One of the world’s most beautiful cities, Saint Petersburg is often referred to as an ‘open-air museum’, with so much artistry and history contained in its architecture alone. Of course, it also derives its reputation as an art and history lover’s paradise is a home of one the greatest museums in the world, the State Hermitage.
Still, as Russia’s cultural capital, there’s so much more to the museums of St Petersburg than its most visited attractions. This cosmopolitan city takes contemporary art and emerging artists seriously, home to a host of hip creative spaces and a vibrant, energetic vibe built on a youthful, newfound freedom of expression. Keen to explore St Petersburg’s darker, more unusual side? Start exploring the treasure trove of small museums sprinkled across the art-obsessed city. The below list should give you a good jumping-off-point from the must-sees to just a few of the St Petersburg’s hidden oddities.
1. The State Hermitage Museum
St Petersburg is a city full of cultural treasures, but the Hermitage trumps them all. One of the world’s greatest collections of art, only the Louvre in Paris and Prado in Madrid can compete in terms of historical importance and size. Some three million precious objects from the Stone Age to the 20th century are preserved here, including the largest collection of paintings in the world.
The museum itself is a sight to behold, made up of six historic buildings along the Palace Embankment. Founded by Catherine the Great in 1764, it has drawn countless visitors from around the world since it first opened to the public in 1852.

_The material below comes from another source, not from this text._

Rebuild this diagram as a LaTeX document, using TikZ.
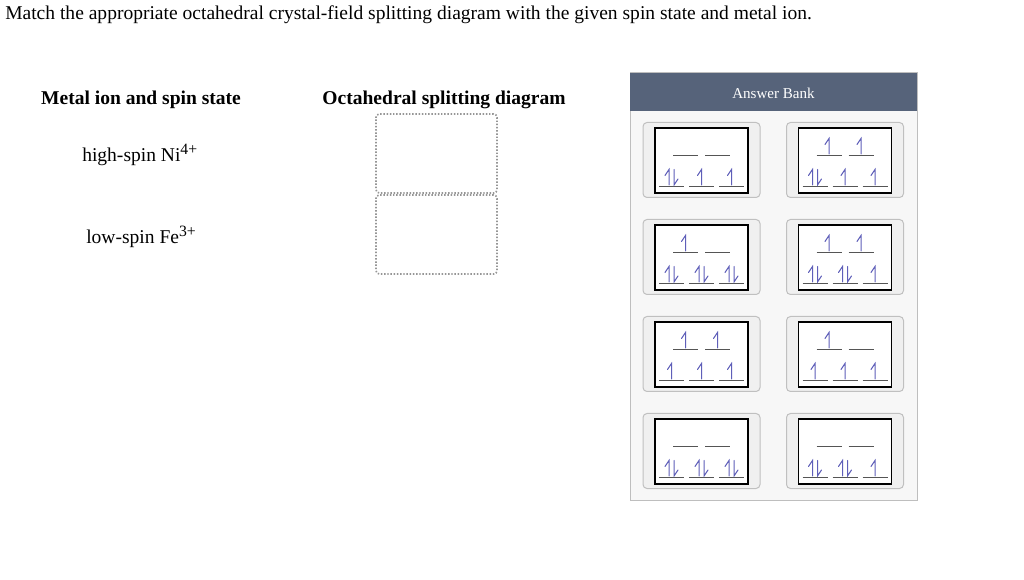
\documentclass[tikz,border=0pt]{standalone}
\usepackage{fontspec}
\setmainfont{Liberation Serif}
\definecolor{hdr}{RGB}{86,99,122}
\definecolor{spin}{RGB}{95,95,185}
\definecolor{lvl}{RGB}{85,85,85}
\definecolor{panelbg}{RGB}{247,247,247}
\definecolor{panelbd}{RGB}{190,190,190}
\definecolor{cardbg}{RGB}{240,240,240}
\definecolor{cardbd}{RGB}{192,192,192}
\definecolor{dotc}{RGB}{150,150,150}
\newcommand\mysup[1]{\raisebox{5.6pt}{\fontsize{11.8pt}{13pt}\selectfont #1}}
\tikzset{
  card/.style={draw=cardbd, fill=cardbg, rounded corners=3pt, line width=0.75pt, minimum width=87.75pt, minimum height=56.25pt, inner sep=0pt},
  innerbox/.style={draw=black, fill=white, line width=1.1pt, minimum width=69.75pt, minimum height=48.75pt, inner sep=0pt},
  level/.style={draw=lvl, line width=0.75pt},
  harp/.style={draw=spin, line width=0.75pt, line cap=round},
  dropbox/.style={draw=dotc, line width=1.2pt, dash pattern=on 1.1pt off 1.3pt, rounded corners=2.5pt, minimum width=90.75pt, minimum height=59.25pt, inner sep=0pt},
  txt/.style={inner sep=0pt, font=\fontsize{14.65pt}{17pt}\selectfont},
}
% electron drawing: x, y (level), code 0/1/2
\newcommand\myup[2]{\draw[harp] ({#1},{#2-2}) -- ({#1},{#2-17.5}) -- ({#1-4},{#2-11.5});}
\newcommand\mydown[2]{\draw[harp] ({#1},{#2-17.5}) -- ({#1},{#2-2}) -- ({#1+4},{#2-8});}
\newcommand\myelec[3]{\ifcase#3\or\myup{#1}{#2}\or\myup{#1-2.5}{#2}\mydown{#1+2.5}{#2}\fi}
\newcommand\mycard[8]{%
  \node[card] (#1) at (#2,#3) {};
  \node[innerbox] (#1in) at (#2,{#3+0.5}) {};
  \foreach \dx in {-16,16} \draw[level] ({#2+\dx-12.5},{#3-4}) -- ({#2+\dx+12.5},{#3-4});
  \foreach \dx in {-30,0,30} \draw[level] ({#2+\dx-12.5},{#3+27}) -- ({#2+\dx+12.5},{#3+27});
  \myelec{#2-16}{#3-4}{#4}\myelec{#2+16}{#3-4}{#5}%
  \myelec{#2-30}{#3+27}{#6}\myelec{#2}{#3+27}{#7}\myelec{#2+30}{#3+27}{#8}%
}
\begin{document}
\begin{tikzpicture}[x=0.75pt,y=-0.75pt]
\useasboundingbox (0,0) rectangle (1024,580);
\fill[white] (0,0) rectangle (1024,580);
% title
\node[txt, anchor=base west] (title) at (5,20) {Match the appropriate octahedral crystal-field splitting diagram with the given spin state and metal ion.};
% headers
\node[txt, anchor=base, font=\fontsize{14.65pt}{17pt}\selectfont\bfseries] (h1) at (141,105) {Metal ion and spin state};
\node[txt, anchor=base, font=\fontsize{14.65pt}{17pt}\selectfont\bfseries] (h2) at (444,105) {Octahedral splitting diagram};
\node[txt, anchor=base west] (ni) at (82,162) {high-spin Ni\mysup{4+}};
\node[txt, anchor=base west] (fe) at (86,243.5) {low-spin Fe\mysup{3+}};
% drop boxes
\node[dropbox] (d1) at (436.5,153.5) {};
\node[dropbox] (d2) at (436.5,234.5) {};
% answer bank panel
\node[draw=panelbd, fill=panelbg, line width=0.75pt, minimum width=215.25pt, minimum height=320.25pt, inner sep=0pt] (panel) at (773.5,286.5) {};
\node[fill=hdr, minimum width=215.25pt, minimum height=28.5pt, inner sep=0pt] (hdrbar) at (773.5,92) {};
\node[inner sep=0pt, text=white, font=\fontsize{11.3pt}{13pt}\selectfont] (ab) at (773.5,93) {Answer Bank};
% cards
\mycard{c11}{701.5}{160}{0}{0}{2}{1}{1}
\mycard{c12}{845}{160}{1}{1}{2}{1}{1}
\mycard{c21}{701.5}{257}{1}{0}{2}{2}{2}
\mycard{c22}{845}{257}{1}{1}{2}{2}{1}
\mycard{c31}{701.5}{354}{1}{1}{1}{1}{1}
\mycard{c32}{845}{354}{1}{0}{1}{1}{1}
\mycard{c41}{701.5}{451}{0}{0}{2}{2}{2}
\mycard{c42}{845}{451}{0}{0}{2}{2}{1}
\end{tikzpicture}
\end{document}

Of the six buildings of the main museum complex, five are partially open to the public: the Winter Palace, Small Hermitage, Old Hermitage, New Hermitage and the General Staff Building.
2. The State Russian Museum
The Russian Museum was opened in 1,895 by a decree of Tsar Alexander III, and as such was the first state-owned museum of art in Russia.
Housed in the Mikhailovsky Palace, the Museum houses nearly 400,000 exhibits and has a huge range of Russian art. The exhibits date from ancient icons to the 20th century and include many landmarks in the history of Russian art.
3. Saint Michael’s Castle
Mikhailovsky Castle is a former royal residence in the historic centre of Saint Petersburg, Russia. In the early 1990s, St. Michael’s Castle became a branch of the Russian Museum and now houses its Portrait Gallery, featuring official portraits of the Russian Emperors and Empresses and various dignitaries and celebrities from the late 17th to the early 20th century. The castle looks different from each side, as the architects used motifs of various architectural styles such as French Classicism, Italian Renaissance and Gothic.
4. Peter and Paul Fortress
A mere speck of land known as Zayachy (Hare Island) became the birthplace of Saint Petersburg when St Peter the Great founded his citadel on the Neva River in 1703.
Formerly a defensive fort, the citadel grew to include an enormous cathedral which now serves as a museum on the fascinating history of the fortress. Part of the fun of visiting the fortress is crossing the river over the wooden Ioannovsky Bridge, the city’s first bridge. Making your way across, you’ll be overcome with the feeling of being transported in time as you enter through Peter’s Gate and step out between the colossal curtain walls of the fortress.